I guess that's my issue. The article says it debunks the left-wing model for addiction, because of their research into the onset of addiction. While the model they describe isn't concerned with the onset of addiction at all, but rather the state of the addict and what kind of support they need. It's both-sides'ing a model that is objectively wrong and a model that is mostly correct but not what they were looking at.
And I can go into more detail about how addiction really is a brain disease if you like.
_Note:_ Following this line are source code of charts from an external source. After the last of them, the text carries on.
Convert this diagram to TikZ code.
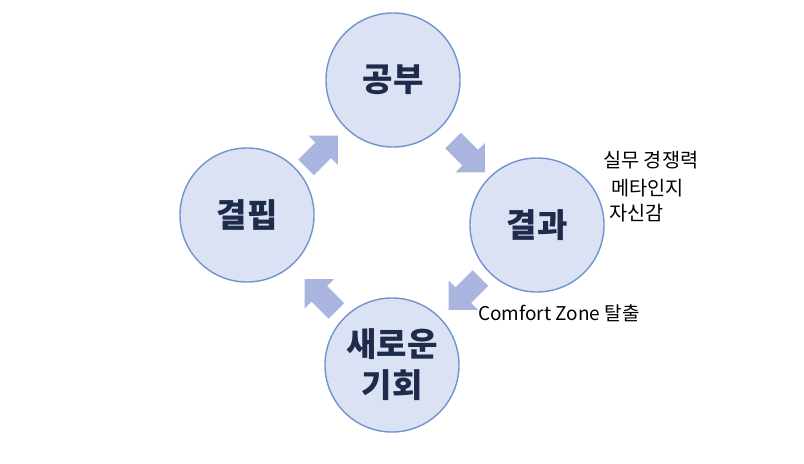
\documentclass[tikz,border=0pt]{standalone}
\usepackage{fontspec}
\newfontfamily\kr{Noto Sans CJK KR}
\usepackage{tikz}
\usetikzlibrary{shapes.arrows}
\usetikzlibrary{calc}
\definecolor{circfill}{HTML}{DAE2F3}
\definecolor{circline}{HTML}{7194CF}
\definecolor{arrowfill}{HTML}{A9B5DE}
\definecolor{textnavy}{HTML}{1F2B4B}

\begin{document}
\begin{tikzpicture}[x=0.025cm, y=0.025cm,
    stage/.style={circle, draw=circline, fill=circfill, line width=1pt, minimum size=3.35cm, inner sep=0pt, text=textnavy, align=center, font=\kr\bfseries\fontsize{23.5}{29}\selectfont},
    flow/.style={single arrow, fill=arrowfill, draw=none, minimum height=1.12cm, inner xsep=0pt, inner ysep=0.27cm, single arrow head extend=0.24cm},
    note/.style={anchor=west, inner sep=0pt, font=\kr\fontsize{14}{17}\selectfont}]
    \useasboundingbox (0,0) rectangle (804,463);

    % the four stages
    \node[stage] (study) at (393, 383) {공부};
    \node[stage] (result) at (537, 238) {결과};
    \node[stage] (chance) at (392, 98) {새로운\\기회};
    \node[stage] (lack) at (247, 248) {결핍};

    % block arrows between stages
    \node[flow, rotate=-45] (a1) at ($(study)!0.5!(result)$) {};
    \node[flow, rotate=-135] (a2) at ($(result)!0.5!(chance) + (4,5)$) {};
    \node[flow, rotate=135] (a3) at ($(chance)!0.5!(lack) + (5,-9)$) {};
    \node[flow, rotate=45] (a4) at ($(lack)!0.5!(study) + (-2,-8)$) {};

    % notes
    \node[note] (n1) at (603, 303) {실무 경쟁력};
    \node[note] (n2) at (611, 275) {메타인지};
    \node[note] (n3) at (609, 250) {자신감};
    \node[note, font=\kr\fontsize{13.5}{16}\selectfont] (n4) at (478, 150) {Comfort Zone 탈출};
\end{tikzpicture}
\end{document}
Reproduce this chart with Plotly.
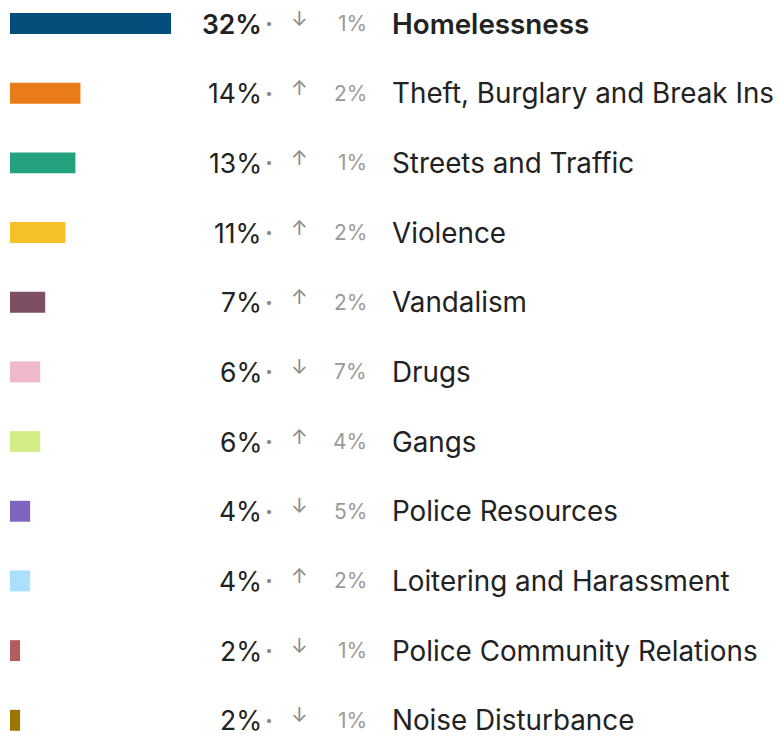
import plotly.graph_objects as go

# Share of reports by issue, with change vs previous period (percentage points)
categories = [
    "Homelessness",
    "Theft, Burglary and Break Ins",
    "Streets and Traffic",
    "Violence",
    "Vandalism",
    "Drugs",
    "Gangs",
    "Police Resources",
    "Loitering and Harassment",
    "Police Community Relations",
    "Noise Disturbance",
]
shares = [32, 14, 13, 11, 7, 6, 6, 4, 4, 2, 2]
changes = [-1, 2, 1, 2, 2, -7, 4, -5, 2, -1, -1]
bar_colors = [
    "#034e7b", "#e97c19", "#24a27f", "#f6c028", "#7e4f63", "#f0b9cb",
    "#d3ee86", "#7f64bf", "#aadffe", "#b25c5c", "#9c7400",
]

W, H = 780, 736
FONT = "Inter"
DARK = "#222222"
GREY = "#9a9a9a"

fig = go.Figure(
    go.Bar(
        x=shares,
        y=categories,
        orientation="h",
        marker=dict(color=bar_colors, line=dict(width=0)),
        width=0.30,
        hoverinfo="skip",
    )
)

# pixel helpers for the text columns
def px(x):
    return x / W

annotations = []
for i, (cat, s, c) in enumerate(zip(categories, shares, changes)):
    weight = 600 if i == 0 else 400
    common = dict(xref="paper", yref="y", y=cat, yanchor="middle",
                  showarrow=False, borderpad=0)
    annotations += [
        dict(common, x=px(263), xanchor="right", text=f"{s}%",
             font=dict(family=FONT, size=26.5, color=DARK, weight=weight)),
        dict(common, x=px(269), xanchor="center", text="·",
             font=dict(family=FONT, size=24, color="#888888", weight=700)),
        dict(common, x=px(299.5), xanchor="center", yshift=5,
             text="↑" if c > 0 else "↓",
             font=dict(family=FONT, size=20, color="#8a8a8a")),
        dict(common, x=px(368), xanchor="right", text=f"{abs(c)}%",
             font=dict(family=FONT, size=21, color=GREY)),
        dict(common, x=px(391), xanchor="left", text=cat,
             font=dict(family=FONT, size=27.8, color=DARK, weight=weight)),
    ]

# linear value scale: 0 at 10px, 5.03px per percentage point
scale = 161 / 32
x0 = -10 / scale
x1 = (W - 10) / scale
row = 69.68
fig.update_layout(
    width=W,
    height=H,
    margin=dict(l=0, r=0, t=0, b=0),
    paper_bgcolor="white",
    plot_bgcolor="white",
    showlegend=False,
    hovermode=False,
    annotations=annotations,
    xaxis=dict(range=[x0, x1], visible=False, fixedrange=True),
    yaxis=dict(
        type="category",
        categoryorder="array",
        categoryarray=categories,
        range=[10 + 15.7 / row, -23.5 / row],
        visible=False,
        fixedrange=True,
    ),
)

fig.write_html("out.html", config={"displayModeBar": False})
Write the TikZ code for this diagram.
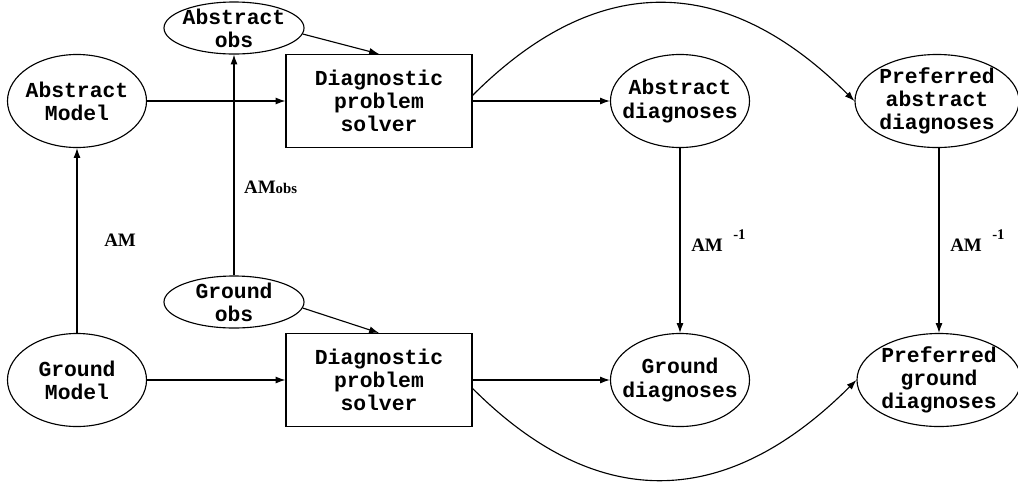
\documentclass[tikz,border=0pt]{standalone}
\usepackage{fontspec}
\setmainfont{Liberation Serif}
\setmonofont{Liberation Mono}
\usetikzlibrary{arrows.meta, shapes.geometric}
\newcommand{\am}{\textbf{AM}}
\newcommand{\aminv}{\textbf{AM}\hspace{0.55em}\raisebox{1.4ex}{\fontsize{10.5}{12}\selectfont\textbf{-1}}}

\begin{document}
\begin{tikzpicture}[x=0.025cm, y=-0.025cm, >={Latex[length=7pt, width=5pt]}, line width=0.8pt,
  every node/.style={font=\ttfamily\bfseries\fontsize{15.2}{16.5}\selectfont, align=center, line width=0.8pt},
  oval/.style={draw, ellipse, inner sep=-8pt, minimum width=3.475cm, minimum height=2.325cm},
  obsoval/.style={draw, ellipse, inner sep=-8pt, minimum width=3.5cm, minimum height=1.3cm},
  prefoval/.style={oval, minimum width=4.1cm},
  solver/.style={draw, rectangle, minimum width=4.65cm, minimum height=2.325cm},
  map/.style={font=\bfseries\fontsize{13.5}{15}\selectfont}]
\useasboundingbox (0, 0) rectangle (1018, 482);
\node[oval] (AMod) at (77, 101) {Abstract\\Model};
\node[obsoval] (AObs) at (234, 28) {Abstract\\obs};
\node[solver] (SolA) at (379, 101) {Diagnostic\\problem\\solver};
\node[oval] (ADiag) at (680, 101) {Abstract\\diagnoses};
\node[prefoval] (PADiag) at (937, 101) {Preferred\\abstract\\diagnoses};
\node[oval] (GMod) at (77, 380) {Ground\\Model};
\node[obsoval] (GObs) at (234, 302) {Ground\\obs};
\node[solver] (SolG) at (379, 380) {Diagnostic\\problem\\solver};
\node[oval] (GDiag) at (680, 380) {Ground\\diagnoses};
\node[prefoval] (PGDiag) at (939, 380) {Preferred\\ground\\diagnoses};
\draw[->] (GMod) to node[midway, right=0.55cm, map] {\am} (AMod);
\draw[->] (GObs) to node[pos=0.4, right=0.12cm, map] {\am{\fontsize{10.5}{12}\selectfont\textbf{obs}}} (AObs);
\draw[->] (AMod) to (SolA);
\draw[->] (GMod) to (SolG);
\draw[->] (AObs.-5) to (SolA.north);
\draw[->] (GObs.-5) to (SolG.north);
\draw[->] (SolA) to (ADiag);
\draw[->] (SolG) to (GDiag);
\draw[->] ([yshift=4pt]SolA.east) to[out=45, in=135, looseness=1.2] (PADiag.west);
\draw[->] ([yshift=-6pt]SolG.east) to[out=-45, in=-135, looseness=1.2] (PGDiag.west);
\draw[->] (PADiag.south -| PGDiag) to node[midway, right=0.15cm, map] {\aminv} (PGDiag);
\draw[->] (ADiag) to node[midway, right=0.15cm, map] {\aminv} (GDiag);
\end{tikzpicture}
\end{document}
“Get a rat and put it in a cage and give it two water bottles. One is just water, and one is water laced with either heroin or cocaine. If you do that, the rat will almost always prefer the drugged water and almost always kill itself very quickly, right, within a couple of weeks. So there you go. It’s our theory of addiction. Bruce comes along in the ’70s and said, “Well, hang on a minute. We’re putting the rat in an empty cage. It’s got nothing to do. Let’s try this a little bit differently.” So Bruce built Rat Park, and Rat Park is like heaven for rats. Everything your rat about town could want, it’s got in Rat Park. It’s got lovely food. It’s got sex. It’s got loads of other rats to be friends with. It’s got loads of colored balls. Everything your rat could want. And they’ve got both the water bottles. They’ve got the drugged water and the normal water. But here’s the fascinating thing. In Rat Park, they don’t like the drugged water. They hardly use any of it. None of them ever overdose. None of them ever use in a way that looks like compulsion or addiction. There’s a really interesting human example I’ll tell you about in a minute, but what Bruce says is that shows that both the right-wing and left-wing theories of addiction are wrong. So the right-wing theory is it’s a moral failing, you’re a hedonist, you party too hard. The left-wing theory is it takes you over, your brain is hijacked. Bruce says it’s not your morality, it’s not your brain; it’s your cage. Addiction is largely an adaptation to your environment. […] We’ve created a society where significant numbers of our fellow citizens cannot bear to be present in their lives without being drugged, right? We’ve created a hyperconsumerist, hyperindividualist, isolated world that is, for a lot of people, much more like that first cage than it is like the bonded, connected cages that we need. The opposite of addiction is not sobriety. The opposite of addiction is connection. And our whole society, the engine of our society, is geared towards making us connect with things. If you are not a good consumer capitalist citizen, if you’re spending your time bonding with the people around you and not buying stuff—in fact, we are trained from a very young age to focus our hopes and our dreams and our ambitions on things we can buy and consume. And drug addiction is really a subset of that.”
Johann Hari,
Does Capitalism Drive Drug Addiction?